The evergreening of large corporate loans is at the root of Indian banks’ bad loan crisis and the issue of regulatory forbearance on MSME loans was one of the key bones of contention in the RBI-government standoff. In this backdrop, it is not surprising that the RBI’s decision to grant banks additional leeway to restructure their MSME loans, should attract trenchant criticism. Fears that this move will undermine India’s credit culture, already weakened by corporate loan write-offs and farm loan waivers, are understandable. But then, multiple events beyond their control have dealt a body blow to MSME finances in the last couple of years. Fire-fighting measures have now become inevitable to prevent their liquidity crisis from snowballing.

It is wrong to compare RBI’s latest concession for MSMEs with banks’ wholesale restructuring of large corporate loans, on many counts. One, India Inc’s large defaulters were funded by public money, with promoters having little skin in the game. But the majority of MSMEs are owner-funded with promoters’ fortunes closely intertwined with the business. Two, despite chipping in with 30 per cent of India’s GDP, MSMEs get less than their fair share of bank credit, garnering just 14 per cent of the credit pie. Three, while many large corporate defaulters have landed at the NCLT due to over-ambitious projects and wilful funds diversion, MSMEs are mostly victims of usurious interest rates and inordinate payment delays by clients. An RBI research paper in August 2018 noted the genesis of this crisis lay in banks sharply pruning MSME loans in the two years prior to demonetisation. By the time they resumed lending in late 2017, MSMEs had to contend with the demand shock from the note ban and botched implementation of GST. This is also why RBI’s attempts to transition MSMEs from a 180-day bad loan recognition norm to the 90-day rule had to be deferred. Even RBI’s latest leeway to lenders to restructure MSME loans is one-off and has several conditions attached. This dispensation is only for GST-registered borrowers with loans of up to ₹25 crore, currently treated as standard. Estimates peg the value of MSME loans that could meet these criteria at ₹10,000-12,000 crore, posing no big risk to bank balance sheets.

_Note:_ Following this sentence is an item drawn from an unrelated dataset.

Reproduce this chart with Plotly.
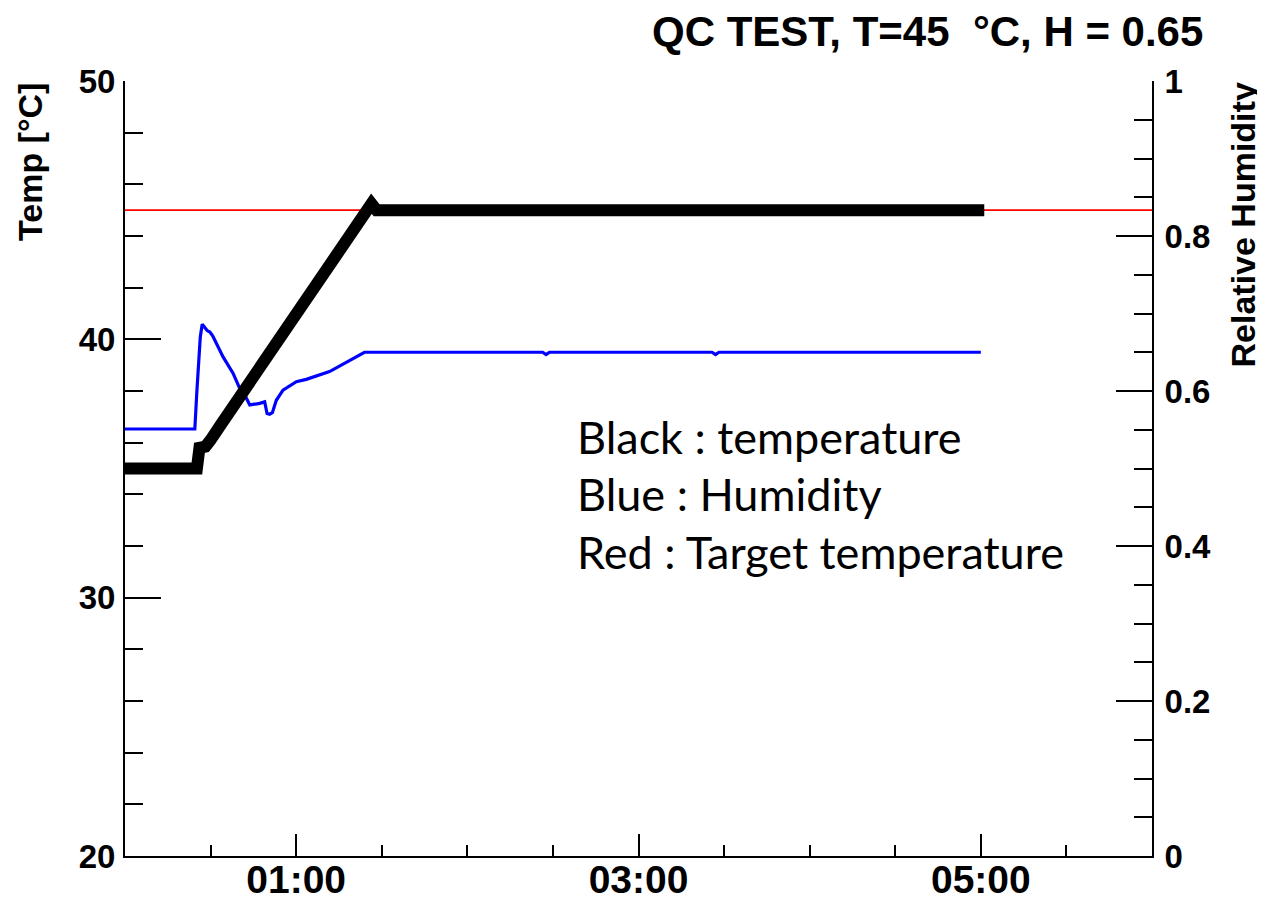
import plotly.graph_objects as go

# ---- data (time in hours since start) ----
temp_time = [0.0, 0.42, 0.435, 0.47, 0.50, 0.53, 0.56, 1.44, 1.47, 5.02]
temp_vals = [35.0, 35.0, 35.8, 35.85, 36.1, 36.5, 36.7, 45.25, 45.0, 45.0]

hum_time = [0.0, 0.408, 0.42, 0.44, 0.451, 0.46, 0.48, 0.496, 0.513, 0.573, 0.631,
            0.671, 0.704, 0.729, 0.76, 0.787, 0.816, 0.83, 0.845, 0.861, 0.884,
            0.923, 1.001, 1.059, 1.195, 1.399, 2.44, 2.46, 2.48, 3.43, 3.45, 3.47, 5.0]
hum_vals = [0.551, 0.551, 0.60, 0.67, 0.686, 0.683, 0.678, 0.676, 0.671, 0.644, 0.623,
            0.603, 0.593, 0.582, 0.583, 0.584, 0.586, 0.571, 0.570, 0.572, 0.588,
            0.601, 0.612, 0.615, 0.625, 0.650, 0.650, 0.647, 0.650, 0.650, 0.647, 0.650, 0.650]

target_time = [0.0, 6.0]
target_vals = [45.0, 45.0]

x_tickvals = [1, 3, 5]
x_ticktext = ["01:00", "03:00", "05:00"]
y_tickvals = [20, 30, 40, 50]
y2_tickvals = [0, 0.2, 0.4, 0.6, 0.8, 1]
y2_ticktext = ["0", "0.2", "0.4", "0.6", "0.8", "1"]

title_text = "QC TEST, T=45  °C, H = 0.65"
legend_lines = ["Black : temperature", "Blue : Humidity", "Red : Target temperature"]

BOLD = "Liberation Sans, Arial, Helvetica, sans-serif"

# page body has an 8px margin: shrink the figure so the plot area lands where the reference has it
OFF = 8
PL, PR, PT, PB = 125, 1152, 81, 856   # plot area in page pixels
W, H = 1265 - OFF, 904 - OFF
PW, PH = PR - PL, PB - PT

def px(x):
    return (x - PL) / PW

def py(y):
    return (PB - y) / PH

fig = go.Figure()
fig.add_trace(go.Scatter(x=target_time, y=target_vals, mode="lines",
                         line=dict(color="#ff0000", width=1.6), yaxis="y", showlegend=False))
fig.add_trace(go.Scatter(x=hum_time, y=hum_vals, mode="lines",
                         line=dict(color="#0000ff", width=3.2), yaxis="y2", showlegend=False))
fig.add_trace(go.Scatter(x=temp_time, y=temp_vals, mode="lines",
                         line=dict(color="#000000", width=12), yaxis="y3", showlegend=False))

tickfont_y = dict(family=BOLD, size=33, color="black", weight="bold")

fig.update_layout(
    width=W, height=H,
    margin=dict(l=PL - OFF, r=W - (PR - OFF), t=PT - OFF, b=H - (PB - OFF), autoexpand=False),
    paper_bgcolor="white", plot_bgcolor="white",
    xaxis=dict(range=[0, 6], tickvals=x_tickvals, ticktext=x_ticktext, automargin=False,
               ticks="inside", ticklen=22, tickwidth=2, tickcolor="black",
               minor=dict(dtick=0.5, tick0=0, ticks="inside", ticklen=11, tickwidth=2, tickcolor="black"),
               showline=True, linecolor="black", linewidth=2, mirror=False,
               showgrid=False, zeroline=False, ticklabelstandoff=-12,
               tickfont=dict(family=BOLD, size=39, color="black", weight="bold")),
    yaxis=dict(range=[20, 50], tickvals=y_tickvals, automargin=False,
               ticks="inside", ticklen=36, tickwidth=2, tickcolor="black",
               minor=dict(dtick=2, tick0=20, ticks="inside", ticklen=18, tickwidth=2, tickcolor="black"),
               showline=True, linecolor="black", linewidth=2,
               showgrid=False, zeroline=False, tickfont=tickfont_y, ticklabelstandoff=1),
    yaxis2=dict(range=[0, 1], tickvals=y2_tickvals, ticktext=y2_ticktext, automargin=False,
                overlaying="y", side="right", anchor="x",
                ticks="inside", ticklen=36, tickwidth=2, tickcolor="black",
                minor=dict(dtick=0.05, tick0=0, ticks="inside", ticklen=18, tickwidth=2, tickcolor="black"),
                showline=True, linecolor="black", linewidth=2,
                showgrid=False, zeroline=False, tickfont=tickfont_y, ticklabelstandoff=4),
    yaxis3=dict(range=[20, 50], overlaying="y", visible=False, anchor="x", automargin=False),
)

# title
fig.add_annotation(text=title_text, xref="paper", yref="paper",
                   x=px(1205), y=py(32),
                   xanchor="right", yanchor="middle", showarrow=False,
                   font=dict(family=BOLD, size=42, color="black", weight="bold"))

# axis titles (ROOT style: aligned to top end of axis)
fig.add_annotation(text="Temp [°C]", xref="paper", yref="paper",
                   x=px(30), y=1.0, xanchor="center", yanchor="top",
                   textangle=-90, showarrow=False,
                   font=dict(family=BOLD, size=34, color="black", weight="bold"))
fig.add_annotation(text="Relative Humidity", xref="paper", yref="paper",
                   x=px(1242), y=1.0, xanchor="center", yanchor="top",
                   textangle=-90, showarrow=False,
                   font=dict(family=BOLD, size=34, color="black", weight="bold"))

# legend text lines
centers = [437, 494, 552]
for line, yc in zip(legend_lines, centers):
    fig.add_annotation(text=line, xref="paper", yref="paper",
                       x=px(575), y=py(yc),
                       xanchor="left", yanchor="middle", showarrow=False,
                       font=dict(family="Lato, Carlito, sans-serif", size=45, color="black"))

fig.write_html("out.html")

But having made this concession, the RBI, banks and the government must now try and ensure that these MSMEs get back on their feet, without turning NPAs. Given that regional private banks and NBFCs have a far better credit record with MSMEs than public sector banks, they must collaborate on new MSME loans. The Trade Receivables Discounting System (TReDS) is an important platform to grant MSMEs access to low-cost finance and more firms must be nudged to onboard it. Finally, the lack of reliable data on the financial performance and operating characteristics of the MSME sector has been the biggest impediment to diagnosing and resolving the current crisis, and this needs to be addressed on a war footing.